Every line with the word "this" in it should be extracted from the data that follows.

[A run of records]
◆ ◆ ◆

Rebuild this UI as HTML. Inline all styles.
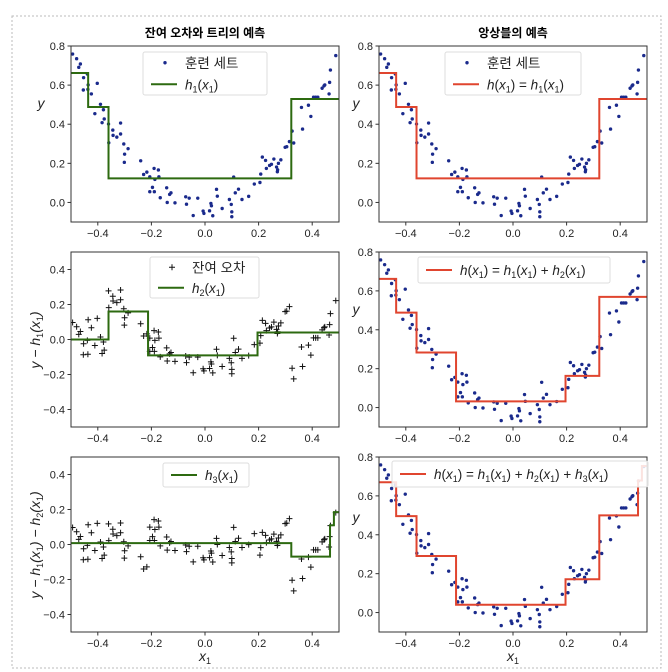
<!DOCTYPE html>
<html><head><meta charset="utf-8"><style>
body{margin:0;background:#fff;}
svg{display:block;font-family:"Liberation Sans","Noto Sans CJK KR",sans-serif;}
</style></head><body>
<svg id="c" width="668" height="672" xmlns="http://www.w3.org/2000/svg">
<rect x="12" y="16" width="649" height="652" fill="none" stroke="#bbb" stroke-dasharray="2,2"/>
<text x="205" y="37" text-anchor="middle" font-size="12" font-weight="bold">잔여 오차와 트리의 예측</text>
<text x="513" y="37" text-anchor="middle" font-size="12" font-weight="bold">앙상블의 예측</text>
</svg>
<script>
const xs=[-0.494,-0.479,-0.471,-0.465,-0.453,-0.454,-0.439,-0.436,-0.437,-0.424,-0.411,-0.402,-0.390,-0.384,-0.379,-0.376,-0.360,-0.359,-0.344,-0.343,-0.329,-0.315,-0.315,-0.303,-0.300,-0.287,-0.301,-0.240,-0.229,-0.217,-0.206,-0.206,-0.196,-0.190,-0.189,-0.187,-0.174,-0.172,-0.167,-0.143,-0.141,-0.132,-0.127,-0.112,-0.072,-0.069,-0.059,-0.044,-0.027,-0.007,-0.004,0.017,0.022,0.024,0.029,0.043,0.046,0.064,0.091,0.098,0.100,0.100,0.107,0.113,0.125,0.138,0.163,0.184,0.205,0.208,0.214,0.226,0.229,0.241,0.248,0.257,0.267,0.271,0.270,0.274,0.283,0.299,0.305,0.315,0.325,0.331,0.360,0.364,0.386,0.395,0.405,0.413,0.421,0.437,0.444,0.447,0.463,0.465,0.468,0.488];
const ys=[0.759,0.735,0.691,0.708,0.638,0.575,0.657,0.601,0.578,0.555,0.454,0.609,0.502,0.408,0.474,0.427,0.401,0.305,0.370,0.343,0.334,0.350,0.406,0.299,0.247,0.275,0.205,0.213,0.143,0.155,0.131,0.055,0.077,0.174,0.055,0.118,0.166,0.131,0.024,0.075,0.000,0.041,0.049,-0.002,0.029,-0.009,0.022,-0.067,0.022,-0.044,-0.056,-0.043,-0.005,-0.017,-0.068,0.067,0.032,-0.031,0.015,-0.010,-0.048,-0.073,0.130,0.049,0.068,0.015,0.031,0.094,0.102,0.145,0.232,0.215,0.174,0.189,0.195,0.222,0.181,0.167,0.157,0.200,0.218,0.282,0.285,0.311,0.365,0.304,0.486,0.375,0.497,0.440,0.538,0.538,0.538,0.584,0.596,0.601,0.555,0.614,0.677,0.751];
const h1Thr=[-0.436,-0.360,0.322];
const h1Val=[0.662,0.488,0.123,0.529];
const h2Thr=[-0.360,-0.2125,0.196];
const h2Val=[0.0,0.16,-0.091,0.04];
const h3Thr=[0.322,0.4665,0.481];
const h3Val=[0.008,-0.069,0.11,0.185];
const xTicks=[-0.4,-0.2,0.0,0.2,0.4];
const yTicksA=[0.0,0.2,0.4,0.6,0.8];
const yTicksB=[-0.4,-0.2,0.0,0.2,0.4];

const NS="http://www.w3.org/2000/svg";
const svg=document.getElementById('c');
function mk(tag,attrs,parent){const e=document.createElementNS(NS,tag);for(const k in attrs)e.setAttribute(k,attrs[k]);(parent||svg).appendChild(e);return e;}
function step(thr,val,x){let i=0;while(i<thr.length&&x>=thr[i])i++;return val[i];}
const fmt=v=>(v<0?'\u2212':'')+Math.abs(v).toFixed(1);
const GREEN='#2d6a10',RED='#e0452f',NAVY='#1a2a8c';

function panel(cfg){
  const g=mk('g',{});
  
  
  const X=v=>cfg.x0+(v+0.5)/1.0*cfg.w;
  const Y=v=>cfg.y0+(cfg.ymax-v)/(cfg.ymax-cfg.ymin)*cfg.h;
  const clipId='clip-'+cfg.name;
  const cp=mk('clipPath',{id:clipId},g);mk('rect',{x:cfg.x0,y:cfg.y0,width:cfg.w,height:cfg.h},cp);
  const pg=mk('g',{'clip-path':'url(#'+clipId+')'},g);
  for(let i=0;i<xs.length;i++){
    let v=ys[i];
    if(cfg.resid>=1)v-=step(h1Thr,h1Val,xs[i]);
    if(cfg.resid>=2)v-=step(h2Thr,h2Val,xs[i]);
    const px=X(xs[i]),py=Y(v);
    if(cfg.marker==='dot'){
      const c=mk('circle',{cx:px,cy:py,r:1.7,fill:NAVY},pg);
      
      
    }else{
      const p=mk('path',{d:`M${px-3},${py}H${px+3}M${px},${py-3}V${py+3}`,stroke:'#111','stroke-width':1},pg);
      
      
    }
  }
  const fs=cfg.funcs;
  let thr=[];fs.forEach(f=>thr=thr.concat(f[0]));thr=[...new Set(thr)].sort((a,b)=>a-b);
  const f=x=>fs.reduce((s,q)=>s+step(q[0],q[1],x),0);
  let d=`M${X(-0.5)},${Y(f(-0.5))}`;
  thr.forEach(t=>{d+=`H${X(t)}V${Y(f(t+1e-9))}`;});
  d+=`H${X(0.5)}`;
  const ln=mk('path',{d:d,fill:'none',stroke:cfg.color,'stroke-width':2},pg);
  
  
  mk('rect',{x:cfg.x0,y:cfg.y0,width:cfg.w,height:cfg.h,fill:'none',stroke:'#333','stroke-width':1},g);
  xTicks.forEach(t=>{const px=X(t);mk('line',{x1:px,x2:px,y1:cfg.y0+cfg.h,y2:cfg.y0+cfg.h+3.5,stroke:'#333'},g);
    const tx=mk('text',{x:px,y:cfg.y0+cfg.h+15,'text-anchor':'middle','font-size':11,fill:'#222'},g);tx.textContent=fmt(t);
    });
  cfg.yticks.forEach(t=>{const py=Y(t);mk('line',{x1:cfg.x0-3.5,x2:cfg.x0,y1:py,y2:py,stroke:'#333'},g);
    const tx=mk('text',{x:cfg.x0-6,y:py+4,'text-anchor':'end','font-size':11,fill:'#222'},g);tx.textContent=fmt(t);
    });
  const L=cfg.legend;
  const lg=mk('g',{},g);
  
  
  mk('rect',{x:L.x,y:L.y,width:L.w,height:L.h,fill:'#fff','fill-opacity':0.85,stroke:'#ddd',rx:2},lg);
  let ly=L.y+(L.items.length===1?L.h/2:L.h/4);
  L.items.forEach(it=>{
    if(it.type==='dot')mk('circle',{cx:L.x+22,cy:ly,r:1.7,fill:NAVY},lg);
    else if(it.type==='plus')mk('path',{d:`M${L.x+19},${ly}H${L.x+25}M${L.x+22},${ly-3}V${ly+3}`,stroke:'#111'},lg);
    else mk('line',{x1:L.x+8,x2:L.x+34,y1:ly,y2:ly,stroke:cfg.color,'stroke-width':2},lg);
    const t=mk('text',{x:L.x+42,y:ly+5,'font-size':13.5,fill:'#222'},lg);t.innerHTML=it.label;
    ly+=L.h/2;
  });
  if(cfg.ylabel){const t=mk('text',{x:cfg.ylx,y:cfg.yly,'font-size':14,'text-anchor':'middle','font-style':'italic',fill:'#222',transform:cfg.rot?`rotate(-90 ${cfg.ylx} ${cfg.yly})`:''},g);t.innerHTML=cfg.ylabel;
    }
  if(cfg.xlabel){const t=mk('text',{x:cfg.x0+cfg.w/2,y:cfg.y0+cfg.h+29,'font-size':14,'text-anchor':'middle','font-style':'italic',fill:'#222'},g);t.innerHTML='x<tspan font-size="9" dy="3" font-style="normal">1</tspan>';
    }
}
const sub=n=>`<tspan font-size="9" dy="3" font-style="normal">${n}</tspan><tspan dy="-3">`;
const hx=(n)=>`<tspan font-style="italic">h</tspan>${sub(n)}(<tspan font-style="italic">x</tspan>${sub(1)})</tspan></tspan>`;
const hx0=`<tspan font-style="italic">h</tspan>(<tspan font-style="italic">x</tspan>${sub(1)})</tspan>`;
const A={ymin:-0.1,ymax:0.8,yticks:yTicksA}, B={ymin:-0.5,ymax:0.5,yticks:yTicksB};
const LX=71,RX=379,W=268;
panel({name:'residual-tree-panel-1',x0:LX,y0:46,w:W,h:176,...A,marker:'dot',resid:0,color:GREEN,funcs:[[h1Thr,h1Val]],
  legend:{x:143,y:52,w:124,h:43,items:[{type:'dot',label:'훈련 세트'},{type:'line',label:hx(1)}]},ylabel:'y',ylx:41,yly:108});
panel({name:'ensemble-panel-1',x0:RX,y0:46,w:W,h:176,...A,marker:'dot',resid:0,color:RED,funcs:[[h1Thr,h1Val]],
  legend:{x:445,y:52,w:136,h:43,items:[{type:'dot',label:'훈련 세트'},{type:'line',label:hx0+' = '+hx(1)}]},ylabel:'y',ylx:356,yly:108});
panel({name:'residual-tree-panel-2',x0:LX,y0:252,w:W,h:175,...B,marker:'plus',resid:1,color:GREEN,funcs:[[h2Thr,h2Val]],
  legend:{x:150,y:257,w:109,h:41,items:[{type:'plus',label:'잔여 오차'},{type:'line',label:hx(2)}]},ylabel:'y − '+hx(1),rot:true,ylx:40,yly:340});
panel({name:'ensemble-panel-2',x0:RX,y0:252,w:W,h:175,...A,marker:'dot',resid:0,color:RED,funcs:[[h1Thr,h1Val],[h2Thr,h2Val]],
  legend:{x:418,y:257,w:192,h:26,items:[{type:'line',label:hx0+' = '+hx(1)+' + '+hx(2)}]},ylabel:'y',ylx:356,yly:314});
panel({name:'residual-tree-panel-3',x0:LX,y0:457,w:W,h:175,...B,marker:'plus',resid:2,color:GREEN,funcs:[[h3Thr,h3Val]],
  legend:{x:163,y:463,w:86,h:24,items:[{type:'line',label:hx(3)}]},ylabel:'y − '+hx(1)+' − '+hx(2),rot:true,ylx:40,yly:545,xlabel:true});
panel({name:'ensemble-panel-3',x0:RX,y0:457,w:W,h:175,...A,marker:'dot',resid:0,color:RED,funcs:[[h1Thr,h1Val],[h2Thr,h2Val],[h3Thr,h3Val]],
  legend:{x:392,y:461,w:256,h:26,items:[{type:'line',label:hx0+' = '+hx(1)+' + '+hx(2)+' + '+hx(3)}]},ylabel:'y',ylx:356,yly:522,xlabel:true});
</script>
</body></html>
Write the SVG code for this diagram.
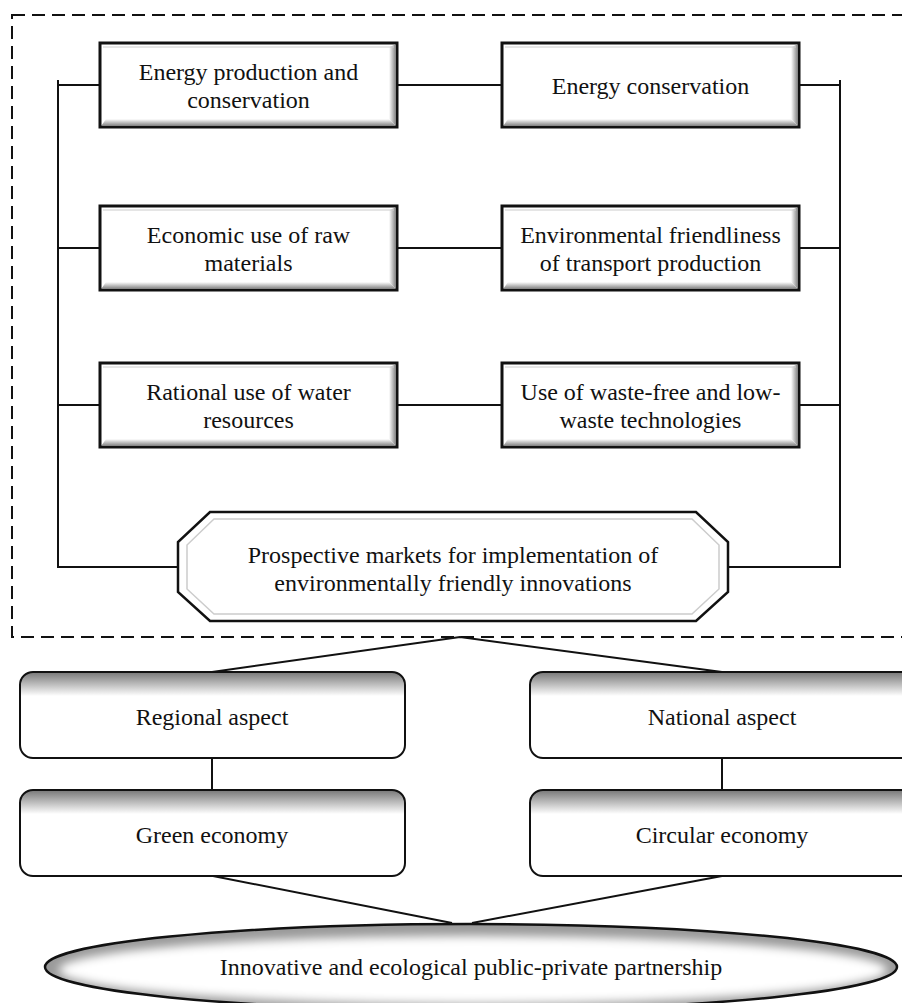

◆ ◆ ◆

Complete answer ::
Rebuild this UI as HTML. Inline all styles.
Write the SVG code for this diagram.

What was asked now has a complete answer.